Angefertigt wurde das Pergament mit den fünf Büchern Mose für die Synagoge in Sulzbach. Dort existierte bis 1851 auch eine der fünf größten hebräischen Buchdruckereien der Welt. 1934 löste sich die dortige Gemeinde auf, die Rolle kam in die jüdische Gemeinde nach Amberg. Kurz vor der Reichspogromnacht 1938 versteckte sie der letzte Religionslehrer der jüdischen Gemeinde im Heimatmuseum in Amberg. Damit hat das Schriftstück wie durch ein Wunder auch den großen Stadtbrand von 1822 in Sulzbach überdauert und legt Zeugnis dafür ab, dass jüdisches Leben in der Oberpfalz schon seit Jahrhunderten existiert.

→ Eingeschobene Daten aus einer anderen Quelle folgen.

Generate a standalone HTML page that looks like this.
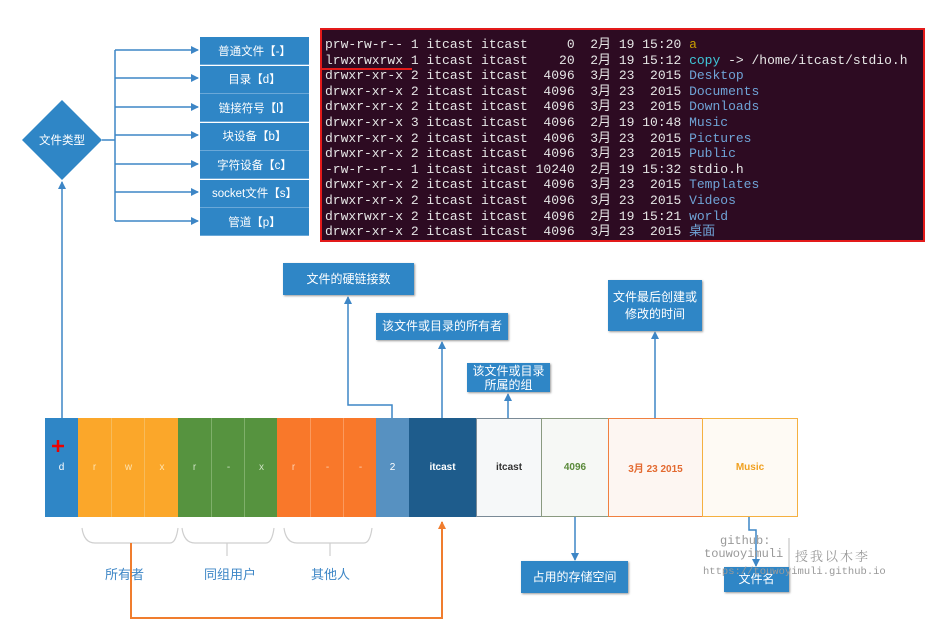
<!DOCTYPE html>
<html><head><meta charset="utf-8"><style>
body{margin:0;width:933px;height:628px;background:#fff;position:relative;overflow:hidden;font-family:"Liberation Sans","Noto Sans CJK SC",sans-serif}
.a{position:absolute}
.bx{position:absolute;background:#2f86c6;color:#fff;font-size:12px;display:flex;align-items:center;justify-content:center;text-align:center;line-height:17px;box-shadow:1px 1px 2px #999}
.lb{position:absolute;left:200px;width:109px;height:27px;background:#2f86c6;color:#fff;font-size:11.5px;display:flex;align-items:center;justify-content:center;border-bottom:1.5px solid #6aa8d8}
.term{position:absolute;left:320px;top:28px;width:598px;height:203px;border:2px solid #e31a1a;background:#2d0b22;overflow:hidden;font-family:"Liberation Mono","Noto Sans CJK SC",monospace;font-size:13px;color:#e6e6e6;line-height:15.6px;white-space:pre;padding-left:3px;padding-top:7px;box-sizing:content-box}
.b{color:#6fa3d6}
.seg{position:absolute;top:418px;height:99px;display:flex;align-items:center;justify-content:center;font-size:10px;color:#fff}
</style></head><body>
<svg class="a" style="left:0;top:0" width="933" height="628">
<defs><marker id="ar" markerWidth="8" markerHeight="8" refX="7" refY="4" orient="auto" markerUnits="userSpaceOnUse"><path d="M0,0 L8,4 L0,8z" fill="#3d86c6"/></marker>
<marker id="ao" markerWidth="8" markerHeight="8" refX="7" refY="4" orient="auto" markerUnits="userSpaceOnUse"><path d="M0,0 L8,4 L0,8z" fill="#f07d2e"/></marker></defs>
<g stroke="#3d86c6" stroke-width="1.5" fill="none">
<polygon points="62,100 102,140 62,180 22,140" fill="#2f86c6" stroke="none"/>
<path d="M102,140 H115 M115,50 V221"/>
<path d="M115,50 H198" marker-end="url(#ar)"/><path d="M115,78 H198" marker-end="url(#ar)"/><path d="M115,107 H198" marker-end="url(#ar)"/><path d="M115,135 H198" marker-end="url(#ar)"/><path d="M115,164 H198" marker-end="url(#ar)"/><path d="M115,192 H198" marker-end="url(#ar)"/><path d="M115,221 H198" marker-end="url(#ar)"/>
<path d="M62,418 V182" marker-end="url(#ar)"/>
<path d="M392,418 V405 H348 V297" marker-end="url(#ar)"/>
<path d="M442,418 V342" marker-end="url(#ar)"/>
<path d="M508,418 V394" marker-end="url(#ar)"/>
<path d="M655,418 V332" marker-end="url(#ar)"/>
<path d="M575,517 V560" marker-end="url(#ar)"/>
<path d="M749,517 V530 H756 V566" marker-end="url(#ar)"/>
</g>
<g stroke="#cfcfcf" stroke-width="1.2" fill="none">
<path d="M82,528 Q84,543 95,543 H170 Q176,543 178,528 M131,543 V556"/>
<path d="M182,528 Q184,543 195,543 H266 Q272,543 274,528 M227,543 V556"/>
<path d="M284,528 Q286,543 297,543 H364 Q370,543 372,528 M330,543 V556"/>
</g>
<path d="M131,543 V618 H442 V522" stroke="#f07d2e" stroke-width="2" fill="none" marker-end="url(#ao)"/>
<line x1="789" y1="538" x2="789" y2="568" stroke="#bbb"/>
</svg>
<div class="a" style="left:22px;top:132px;width:80px;text-align:center;color:#fff;font-size:11.5px">文件类型</div>
<div class="lb" style="top:37px">普通文件【-】</div>
<div class="lb" style="top:65.5px">目录【d】</div>
<div class="lb" style="top:94px">链接符号【l】</div>
<div class="lb" style="top:122.5px">块设备【b】</div>
<div class="lb" style="top:151px">字符设备【c】</div>
<div class="lb" style="top:179.5px">socket文件【s】</div>
<div class="lb" style="top:208px">管道【p】</div>
<div class="term">prw-rw-r-- 1 itcast itcast     0  2月 19 15:20 <span style="color:#c9a000">a</span>
lrwxrwxrwx 1 itcast itcast    20  2月 19 15:12 <span style="color:#3fc6d8">copy</span> -> /home/itcast/stdio.h
drwxr-xr-x 2 itcast itcast  4096  3月 23  2015 <span class="b">Desktop</span>
drwxr-xr-x 2 itcast itcast  4096  3月 23  2015 <span class="b">Documents</span>
drwxr-xr-x 2 itcast itcast  4096  3月 23  2015 <span class="b">Downloads</span>
drwxr-xr-x 3 itcast itcast  4096  2月 19 10:48 <span class="b">Music</span>
drwxr-xr-x 2 itcast itcast  4096  3月 23  2015 <span class="b">Pictures</span>
drwxr-xr-x 2 itcast itcast  4096  3月 23  2015 <span class="b">Public</span>
-rw-r--r-- 1 itcast itcast 10240  2月 19 15:32 stdio.h
drwxr-xr-x 2 itcast itcast  4096  3月 23  2015 <span class="b">Templates</span>
drwxr-xr-x 2 itcast itcast  4096  3月 23  2015 <span class="b">Videos</span>
drwxrwxr-x 2 itcast itcast  4096  2月 19 15:21 <span class="b">world</span>
drwxr-xr-x 2 itcast itcast  4096  3月 23  2015 <span class="b">桌面</span></div>
<div class="a" style="left:322px;top:68px;width:90px;height:2px;background:#e31a1a"></div>
<div class="seg" style="left:45px;width:33px;background:#2f86c6">d</div>
<div class="seg" style="left:78px;width:33px;background:#fba72a;color:#fde3b0">r</div>
<div class="seg" style="left:111px;width:33px;background:#fba72a;color:#fde3b0;border-left:1px solid #f7bb5a">w</div>
<div class="seg" style="left:144px;width:34px;background:#fba72a;color:#fde3b0;border-left:1px solid #f7bb5a">x</div>
<div class="seg" style="left:178px;width:33px;background:#56933f;color:#cfe3c5">r</div>
<div class="seg" style="left:211px;width:33px;background:#56933f;color:#cfe3c5;border-left:1px solid #7fb06a">-</div>
<div class="seg" style="left:244px;width:33px;background:#56933f;color:#cfe3c5;border-left:1px solid #7fb06a">x</div>
<div class="seg" style="left:277px;width:33px;background:#f9782a;color:#fdd2b4">r</div>
<div class="seg" style="left:310px;width:33px;background:#f9782a;color:#fdd2b4;border-left:1px solid #fb9a5e">-</div>
<div class="seg" style="left:343px;width:33px;background:#f9782a;color:#fdd2b4;border-left:1px solid #fb9a5e">-</div>
<div class="seg" style="left:376px;width:33px;background:#5791c1">2</div>
<div class="seg" style="left:409px;width:67px;background:#1e5c8c;font-weight:bold">itcast</div>
<div class="seg" style="left:476px;width:64px;height:97px;border:1px solid #7a8a96;background:#f6f8f9;color:#333;font-weight:bold">itcast</div>
<div class="seg" style="left:541px;width:66px;height:97px;border:1px solid #8a9a80;background:#f6f8f5;color:#5a8a3a;font-weight:bold">4096</div>
<div class="seg" style="left:608px;width:93px;height:97px;border:1px solid #f08040;background:#fdf6f2;color:#e36a30;font-weight:bold">3月 23 2015</div>
<div class="seg" style="left:702px;width:94px;height:97px;border:1px solid #f5b040;background:#fefaf4;color:#f0a020;font-weight:bold">Music</div>
<svg class="a" style="left:50px;top:438px" width="16" height="16"><path d="M2,8 H14 M8,2 V14" stroke="#e00" stroke-width="2.5"/></svg>
<div class="bx" style="left:283px;top:263px;width:131px;height:32px">文件的硬链接数</div>
<div class="bx" style="left:376px;top:313px;width:132px;height:27px">该文件或目录的所有者</div>
<div class="bx" style="left:467px;top:363px;width:83px;height:29px;line-height:14px">该文件或目录<br>所属的组</div>
<div class="bx" style="left:608px;top:280px;width:94px;height:51px">文件最后创建或<br>修改的时间</div>
<div class="bx" style="left:521px;top:561px;width:107px;height:32px">占用的存储空间</div>
<div class="bx" style="left:724px;top:567px;width:65px;height:25px">文件名</div>
<div class="a" style="left:105px;top:564px;font-size:13px;color:#3d86c6">所有者</div>
<div class="a" style="left:204px;top:564px;font-size:13px;color:#3d86c6">同组用户</div>
<div class="a" style="left:311px;top:564px;font-size:13px;color:#3d86c6">其他人</div>
<div class="a" style="left:720px;top:534px;font-family:'Liberation Mono',monospace;font-size:12px;color:#999">github:</div>
<div class="a" style="left:704px;top:547px;font-family:'Liberation Mono',monospace;font-size:12px;color:#999">touwoyimuli</div>
<div class="a" style="left:795px;top:546px;font-family:'Noto Serif CJK SC',serif;font-size:13px;color:#999;letter-spacing:2px">授我以木李</div>
<div class="a" style="left:703px;top:566px;font-family:'Liberation Mono',monospace;font-size:10.5px;color:#999">https://touwoyimuli.github.io</div>
</body></html>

Wieder Verwendung im Gottesdienst
Zur Begutachtung brachte Dray die Torarolle nach Israel. Dort stellte man fest, dass eine Restaurierung der aus 30 Tierhäuten bestehenden, 24 Meter langen und 65 Zentimeter hohen Rolle rund 45.000 Euro kosten würde - zu viel für die Israelitische Kultusgemeinde Amberg. Beschädigt aber darf eine Tora nach jüdischen Gesetzen nicht mehr für Gottesdienste verwendet werden. Sie kann, wie in solchen Fällen üblich, auf einem jüdischen Friedhof beerdigt werden.
Der Bund übernahm daraufhin fast die gesamten Kosten, um das imposante Zeugnis jüdischen Lebens in Bayern zu erhalten. Die aufwendige Restauration dauerte fast zwei Jahre. Vor jeder Schreibsitzung bittet der Sofer Gott um die physische und mentale Kraft. Es wird von rechts nach links geschrieben. Kein Buchstabe darf an den anderen anstoßen, sonst ist alle Arbeit umsonst.
Nach ihrem Auftritt in Berlin kommt die Rolle zunächst für ein paar Monate erneut unter Verschluss, bevor sie im Juni im Amberger Rathaus feierlich in Empfang genommen und bei einer Prozession in die Synagoge zurückgebracht wird. Dort solle sie auch wieder im Gottesdienst verwendet und nicht nur wie ein Museumsstück ausgestellt werden, sagt der Rabbiner.
Das Holocaust-Gedenken im Deutschen Bundestag steht diesmal im Zeichen des Jubiläumsjahres "391-2021: 1700 Jahre jüdisches Leben in Deutschland". Neben Knobloch spricht auch die Publizistin Marina Weisband als Vertreterin der dritten Generation nach der Schoah. Das Jubiläumsjahr, das an den frühesten Quellennachweis einer jüdischen Gemeinde im deutschsprachigen Raum im Jahr 321 erinnert, soll auf die jahrhundertelange gemeinsame christlich-jüdische Geschichte aufmerksam machen sowie auf die prägende Rolle jüdischen Lebens und jüdischer Kultur in Deutschland und Europa vor und nach der Schoah.
Die Gedenkstunde wird am 27. Januar ab 11 Uhr live im Internet übertragen.